Use Doppler’s equation to determine the frequency heard by the girl as follows,
$\Rightarrow \nu = {\nu _0}\left( {\dfrac{v}{{v \pm {v_s}}}} \right)$
Here, v is the velocity of the sound, ${v_s}$ is the velocity of the source, and ${\nu _0}$ is the original frequency of the source.
For maximum frequency heard by the girl, the sign of ${v_s}$ must be negative. Therefore, the maximum frequency heard by the girl is,
$\Rightarrow \nu = {\nu _0}\left( {\dfrac{v}{{v - {v_s}}}} \right)$
Substitute $v = 330\,m/s$, ${\nu _0} = 1000\,Hz$ and ${v_s} = 2.29\,m/s$ in the above equation.

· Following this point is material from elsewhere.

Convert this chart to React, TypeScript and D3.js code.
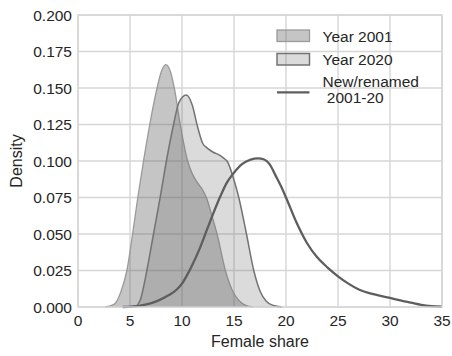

$\Rightarrow \nu = \left( {1000\,Hz} \right)\left( {\dfrac{{330\,m/s}}{{330\,m/s - 2.29\,m/s}}} \right)$
$\Rightarrow \therefore \nu = 1007\,Hz$
For the minimum frequency heard by the girl, the sign of ${v_s}$ must be positive. Therefore, the minimum frequency heard by the girl is,
$\Rightarrow \nu = {\nu _0}\left( {\dfrac{v}{{v + {v_s}}}} \right)$
Substitute $v = 330\,m/s$, ${\nu _0} = 1000\,Hz$ and ${v_s} = 2.29\,m/s$ in the above equation.
$\Rightarrow \nu = \left( {1000\,Hz} \right)\left( {\dfrac{{330\,m/s}}{{330\,m/s + 2.29\,m/s}}} \right)$
$\Rightarrow \therefore \nu = 993\,Hz$
Therefore, the maximum and minimum frequency heard by the girl is 1007 Hz and 993 Hz respectively.
So, the correct answer is option (C).

Note: Here, we have neglected the distance between the ground and position O. In other questions, the distance between the ground and lowest position may have been given.